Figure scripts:
□ □ □ □ □

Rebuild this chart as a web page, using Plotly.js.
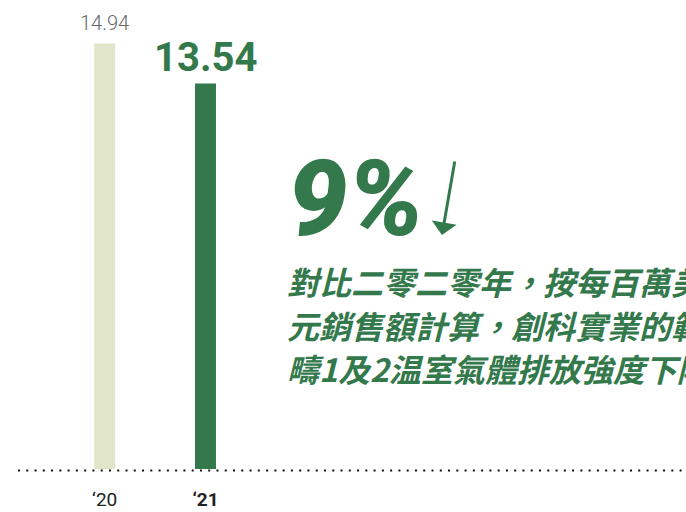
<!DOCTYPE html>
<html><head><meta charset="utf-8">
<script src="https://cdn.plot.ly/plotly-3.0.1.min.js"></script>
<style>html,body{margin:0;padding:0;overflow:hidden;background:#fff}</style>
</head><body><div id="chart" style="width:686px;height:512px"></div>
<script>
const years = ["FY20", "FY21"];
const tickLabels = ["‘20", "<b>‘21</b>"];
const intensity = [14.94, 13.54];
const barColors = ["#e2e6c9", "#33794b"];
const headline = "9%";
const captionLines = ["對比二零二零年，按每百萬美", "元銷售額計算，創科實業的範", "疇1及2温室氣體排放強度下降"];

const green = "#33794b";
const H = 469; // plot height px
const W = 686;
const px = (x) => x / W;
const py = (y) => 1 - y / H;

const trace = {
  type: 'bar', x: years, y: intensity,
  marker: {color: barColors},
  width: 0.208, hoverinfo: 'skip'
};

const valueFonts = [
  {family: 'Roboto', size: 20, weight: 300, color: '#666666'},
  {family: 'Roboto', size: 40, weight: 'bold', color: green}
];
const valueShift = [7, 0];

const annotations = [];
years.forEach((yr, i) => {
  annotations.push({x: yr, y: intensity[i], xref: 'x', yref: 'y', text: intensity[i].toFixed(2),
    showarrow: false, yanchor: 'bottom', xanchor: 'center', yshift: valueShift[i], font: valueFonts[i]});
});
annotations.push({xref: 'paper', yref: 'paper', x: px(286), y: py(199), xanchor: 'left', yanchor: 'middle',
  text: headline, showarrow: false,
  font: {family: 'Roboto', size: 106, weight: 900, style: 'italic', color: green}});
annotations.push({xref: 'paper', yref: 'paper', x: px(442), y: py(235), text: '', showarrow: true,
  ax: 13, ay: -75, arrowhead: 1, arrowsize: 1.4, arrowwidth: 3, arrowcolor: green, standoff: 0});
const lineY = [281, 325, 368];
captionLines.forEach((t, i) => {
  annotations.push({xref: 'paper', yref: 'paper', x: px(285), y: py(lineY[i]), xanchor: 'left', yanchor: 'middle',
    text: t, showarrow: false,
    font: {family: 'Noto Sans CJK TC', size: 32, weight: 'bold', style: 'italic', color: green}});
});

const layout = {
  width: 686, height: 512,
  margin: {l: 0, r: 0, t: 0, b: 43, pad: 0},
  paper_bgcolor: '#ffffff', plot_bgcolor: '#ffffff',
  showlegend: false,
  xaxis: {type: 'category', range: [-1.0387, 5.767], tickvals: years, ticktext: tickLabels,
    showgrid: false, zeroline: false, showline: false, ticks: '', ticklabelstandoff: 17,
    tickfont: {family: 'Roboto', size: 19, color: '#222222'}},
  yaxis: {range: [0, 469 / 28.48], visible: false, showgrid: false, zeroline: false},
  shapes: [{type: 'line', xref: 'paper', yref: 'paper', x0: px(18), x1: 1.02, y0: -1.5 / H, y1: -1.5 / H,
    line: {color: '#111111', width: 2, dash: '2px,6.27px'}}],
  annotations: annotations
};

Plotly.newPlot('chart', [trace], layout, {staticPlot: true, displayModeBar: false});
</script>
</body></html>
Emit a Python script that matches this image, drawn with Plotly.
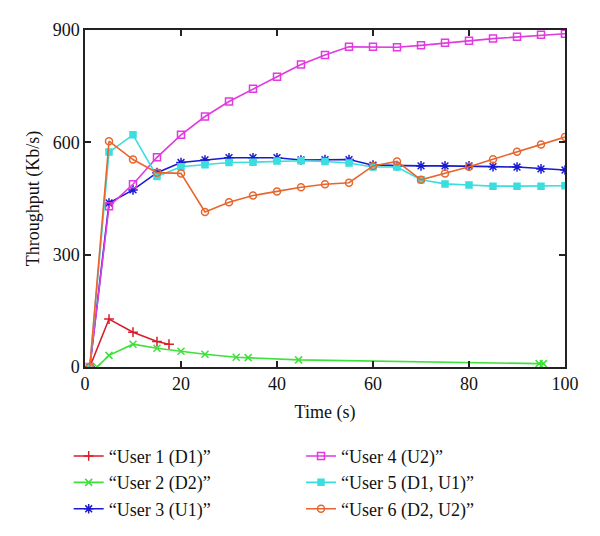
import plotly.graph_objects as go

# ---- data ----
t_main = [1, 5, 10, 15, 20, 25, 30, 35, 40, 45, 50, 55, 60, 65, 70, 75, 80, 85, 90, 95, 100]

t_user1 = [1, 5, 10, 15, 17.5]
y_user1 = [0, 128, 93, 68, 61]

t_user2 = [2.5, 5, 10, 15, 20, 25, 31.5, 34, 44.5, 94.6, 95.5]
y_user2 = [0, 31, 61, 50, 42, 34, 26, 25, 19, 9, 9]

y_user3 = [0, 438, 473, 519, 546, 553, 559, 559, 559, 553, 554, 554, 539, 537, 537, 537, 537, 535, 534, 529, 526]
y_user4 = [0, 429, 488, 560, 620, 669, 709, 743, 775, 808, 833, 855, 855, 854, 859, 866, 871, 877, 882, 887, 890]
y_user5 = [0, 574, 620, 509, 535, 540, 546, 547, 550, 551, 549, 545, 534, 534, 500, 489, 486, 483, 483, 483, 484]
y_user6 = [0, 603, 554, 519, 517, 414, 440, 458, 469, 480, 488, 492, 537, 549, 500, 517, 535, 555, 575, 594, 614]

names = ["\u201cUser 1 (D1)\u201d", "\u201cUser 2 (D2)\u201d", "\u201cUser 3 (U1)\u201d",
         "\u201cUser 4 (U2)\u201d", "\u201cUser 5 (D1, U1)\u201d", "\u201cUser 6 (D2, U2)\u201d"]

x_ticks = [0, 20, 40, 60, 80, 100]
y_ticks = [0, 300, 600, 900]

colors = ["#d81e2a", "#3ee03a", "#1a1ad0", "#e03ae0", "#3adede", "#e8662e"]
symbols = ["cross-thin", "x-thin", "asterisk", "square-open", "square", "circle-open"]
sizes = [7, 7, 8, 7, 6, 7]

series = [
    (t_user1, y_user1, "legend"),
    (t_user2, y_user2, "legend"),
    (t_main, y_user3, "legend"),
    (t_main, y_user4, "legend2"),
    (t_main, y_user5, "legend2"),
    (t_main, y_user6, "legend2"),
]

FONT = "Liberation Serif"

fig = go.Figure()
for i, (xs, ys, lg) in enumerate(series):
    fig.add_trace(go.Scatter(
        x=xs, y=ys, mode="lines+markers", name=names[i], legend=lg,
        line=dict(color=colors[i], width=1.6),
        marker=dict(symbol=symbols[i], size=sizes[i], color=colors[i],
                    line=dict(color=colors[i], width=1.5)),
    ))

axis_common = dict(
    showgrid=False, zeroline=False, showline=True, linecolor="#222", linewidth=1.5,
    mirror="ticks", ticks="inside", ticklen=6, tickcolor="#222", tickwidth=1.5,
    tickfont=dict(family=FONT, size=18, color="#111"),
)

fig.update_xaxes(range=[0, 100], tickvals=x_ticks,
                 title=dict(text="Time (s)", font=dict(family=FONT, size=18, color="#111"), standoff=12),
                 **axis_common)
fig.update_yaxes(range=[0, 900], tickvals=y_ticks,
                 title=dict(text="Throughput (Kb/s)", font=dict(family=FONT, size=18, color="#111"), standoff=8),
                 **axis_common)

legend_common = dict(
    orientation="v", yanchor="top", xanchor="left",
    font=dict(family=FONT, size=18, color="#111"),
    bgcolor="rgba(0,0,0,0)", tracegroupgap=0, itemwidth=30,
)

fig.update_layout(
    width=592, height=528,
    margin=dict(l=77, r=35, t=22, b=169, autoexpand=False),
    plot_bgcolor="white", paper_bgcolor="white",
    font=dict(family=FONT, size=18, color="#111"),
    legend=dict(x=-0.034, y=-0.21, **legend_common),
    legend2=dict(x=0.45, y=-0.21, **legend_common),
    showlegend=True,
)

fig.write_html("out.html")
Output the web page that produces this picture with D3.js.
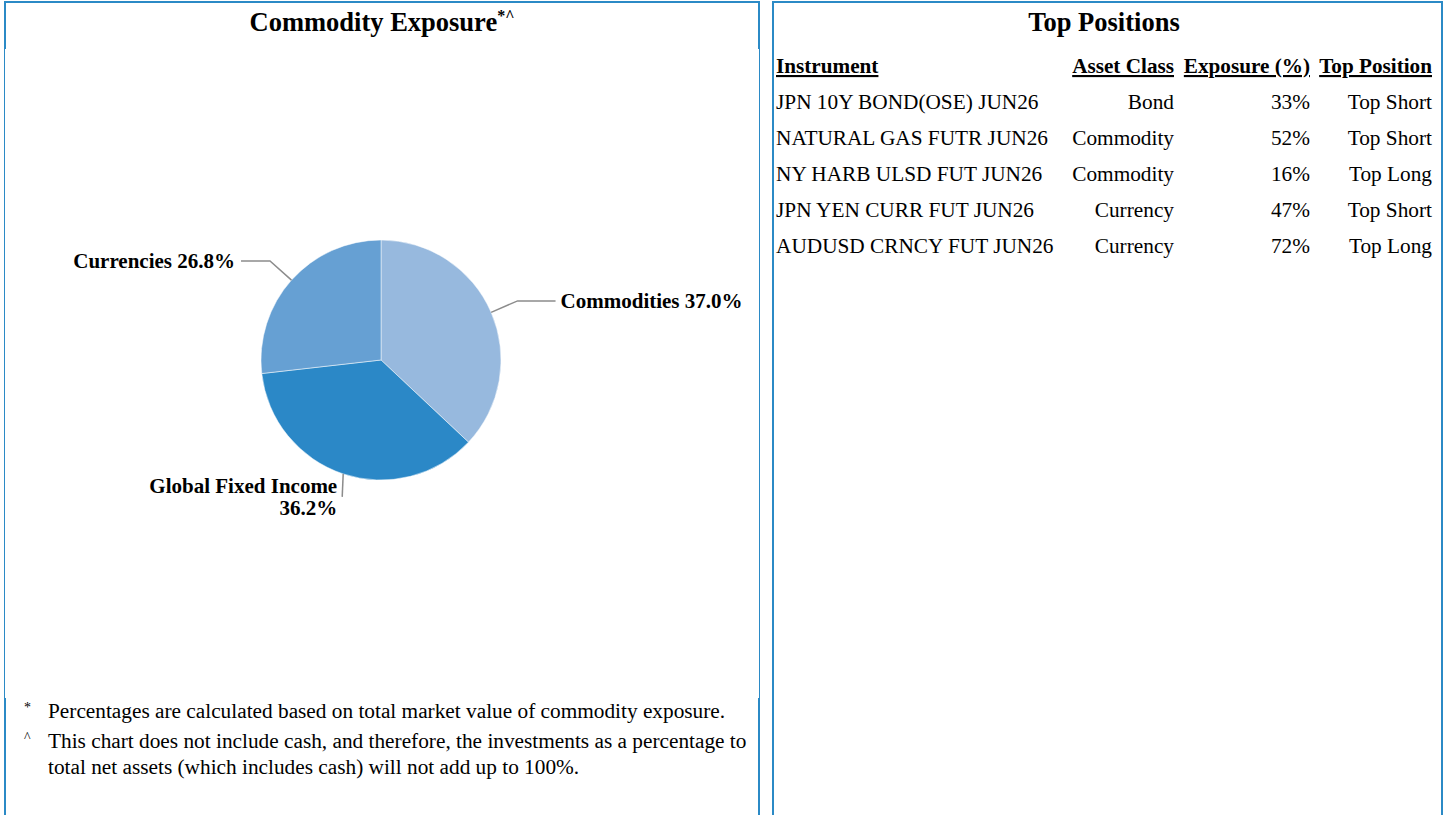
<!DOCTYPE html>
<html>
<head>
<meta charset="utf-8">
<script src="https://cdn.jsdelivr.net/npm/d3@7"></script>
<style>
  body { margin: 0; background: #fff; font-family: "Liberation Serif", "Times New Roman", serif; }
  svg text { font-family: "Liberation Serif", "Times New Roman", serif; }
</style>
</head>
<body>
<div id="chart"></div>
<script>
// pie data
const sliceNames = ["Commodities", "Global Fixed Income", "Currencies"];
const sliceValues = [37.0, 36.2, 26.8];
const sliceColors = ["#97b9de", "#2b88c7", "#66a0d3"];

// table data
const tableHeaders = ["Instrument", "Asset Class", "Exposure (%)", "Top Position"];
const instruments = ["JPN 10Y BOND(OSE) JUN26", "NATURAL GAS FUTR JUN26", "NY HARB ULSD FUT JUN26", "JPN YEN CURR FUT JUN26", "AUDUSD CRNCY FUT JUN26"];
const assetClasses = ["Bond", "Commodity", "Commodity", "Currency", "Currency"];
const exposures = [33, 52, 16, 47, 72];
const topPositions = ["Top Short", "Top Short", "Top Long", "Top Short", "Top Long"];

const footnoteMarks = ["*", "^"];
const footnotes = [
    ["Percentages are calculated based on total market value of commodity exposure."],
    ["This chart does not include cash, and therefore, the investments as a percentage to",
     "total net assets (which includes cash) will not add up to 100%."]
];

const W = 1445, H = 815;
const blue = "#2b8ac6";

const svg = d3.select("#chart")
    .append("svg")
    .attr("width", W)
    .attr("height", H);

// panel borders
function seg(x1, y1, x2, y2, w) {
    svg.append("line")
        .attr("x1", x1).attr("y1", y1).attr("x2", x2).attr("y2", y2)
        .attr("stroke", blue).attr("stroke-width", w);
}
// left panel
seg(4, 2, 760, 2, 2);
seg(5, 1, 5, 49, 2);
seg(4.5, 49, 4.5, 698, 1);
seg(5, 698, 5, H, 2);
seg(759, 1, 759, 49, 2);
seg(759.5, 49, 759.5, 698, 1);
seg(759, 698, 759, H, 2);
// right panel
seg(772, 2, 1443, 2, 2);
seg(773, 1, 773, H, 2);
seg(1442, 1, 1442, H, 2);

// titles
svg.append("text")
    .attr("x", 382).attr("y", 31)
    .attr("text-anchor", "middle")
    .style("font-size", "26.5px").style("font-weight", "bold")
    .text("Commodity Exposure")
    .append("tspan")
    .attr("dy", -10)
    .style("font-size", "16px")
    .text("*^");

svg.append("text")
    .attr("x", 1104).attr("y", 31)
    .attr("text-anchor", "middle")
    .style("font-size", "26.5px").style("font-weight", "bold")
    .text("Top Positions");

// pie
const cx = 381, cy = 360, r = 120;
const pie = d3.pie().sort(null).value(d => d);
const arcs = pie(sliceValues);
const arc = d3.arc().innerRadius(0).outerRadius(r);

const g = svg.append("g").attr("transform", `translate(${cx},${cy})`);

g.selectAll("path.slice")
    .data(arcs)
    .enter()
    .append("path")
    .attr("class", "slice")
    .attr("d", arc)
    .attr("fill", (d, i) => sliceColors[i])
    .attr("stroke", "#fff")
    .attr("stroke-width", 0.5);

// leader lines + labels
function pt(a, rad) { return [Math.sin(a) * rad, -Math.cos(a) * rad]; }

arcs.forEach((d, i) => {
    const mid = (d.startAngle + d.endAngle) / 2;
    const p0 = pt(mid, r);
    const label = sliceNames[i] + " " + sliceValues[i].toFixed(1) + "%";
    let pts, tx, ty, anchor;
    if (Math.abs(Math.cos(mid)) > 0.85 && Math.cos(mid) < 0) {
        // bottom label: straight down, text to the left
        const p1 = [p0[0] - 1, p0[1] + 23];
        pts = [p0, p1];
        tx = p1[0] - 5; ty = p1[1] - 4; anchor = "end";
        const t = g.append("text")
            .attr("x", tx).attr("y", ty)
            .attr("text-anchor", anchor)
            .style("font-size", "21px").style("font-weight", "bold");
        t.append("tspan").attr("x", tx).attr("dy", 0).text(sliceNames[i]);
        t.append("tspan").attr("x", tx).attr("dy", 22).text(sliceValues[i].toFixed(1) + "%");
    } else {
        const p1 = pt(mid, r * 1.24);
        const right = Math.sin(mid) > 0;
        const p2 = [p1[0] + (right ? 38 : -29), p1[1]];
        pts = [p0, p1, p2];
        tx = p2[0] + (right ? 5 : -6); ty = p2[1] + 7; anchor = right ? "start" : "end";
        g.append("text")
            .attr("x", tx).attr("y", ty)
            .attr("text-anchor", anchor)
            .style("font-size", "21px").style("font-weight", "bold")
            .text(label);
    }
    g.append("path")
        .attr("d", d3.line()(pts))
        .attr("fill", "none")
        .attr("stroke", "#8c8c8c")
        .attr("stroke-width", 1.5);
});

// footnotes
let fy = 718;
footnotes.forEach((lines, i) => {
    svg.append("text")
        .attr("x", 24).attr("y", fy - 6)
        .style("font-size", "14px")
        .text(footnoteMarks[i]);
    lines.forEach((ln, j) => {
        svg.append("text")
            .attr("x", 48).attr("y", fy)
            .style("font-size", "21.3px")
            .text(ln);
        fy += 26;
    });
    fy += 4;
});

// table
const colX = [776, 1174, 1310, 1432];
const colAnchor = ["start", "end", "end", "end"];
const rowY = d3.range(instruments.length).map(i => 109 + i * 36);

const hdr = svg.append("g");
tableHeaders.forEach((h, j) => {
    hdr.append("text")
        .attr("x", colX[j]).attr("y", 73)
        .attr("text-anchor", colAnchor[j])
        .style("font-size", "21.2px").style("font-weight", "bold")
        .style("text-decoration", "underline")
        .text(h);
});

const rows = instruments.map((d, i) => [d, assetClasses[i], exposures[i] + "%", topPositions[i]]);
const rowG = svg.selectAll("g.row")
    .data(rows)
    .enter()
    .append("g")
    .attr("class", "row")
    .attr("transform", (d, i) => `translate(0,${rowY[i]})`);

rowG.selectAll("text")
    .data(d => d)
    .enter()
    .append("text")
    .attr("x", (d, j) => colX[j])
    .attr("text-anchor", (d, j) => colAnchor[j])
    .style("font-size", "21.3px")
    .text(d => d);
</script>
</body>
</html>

□ □ □ □ □

AIM OF THE TASK:
Give again the lines from "Emit a Python" to "25, 19, 9, 9]" exactly, both of those lines included, and do not include any pictures.

RESPONSE TO THIS TASK:
Emit a Python script that matches this image, drawn with Plotly.
import plotly.graph_objects as go

# ---- data ----
t_main = [1, 5, 10, 15, 20, 25, 30, 35, 40, 45, 50, 55, 60, 65, 70, 75, 80, 85, 90, 95, 100]

t_user1 = [1, 5, 10, 15, 17.5]
y_user1 = [0, 128, 93, 68, 61]

t_user2 = [2.5, 5, 10, 15, 20, 25, 31.5, 34, 44.5, 94.6, 95.5]
y_user2 = [0, 31, 61, 50, 42, 34, 26, 25, 19, 9, 9]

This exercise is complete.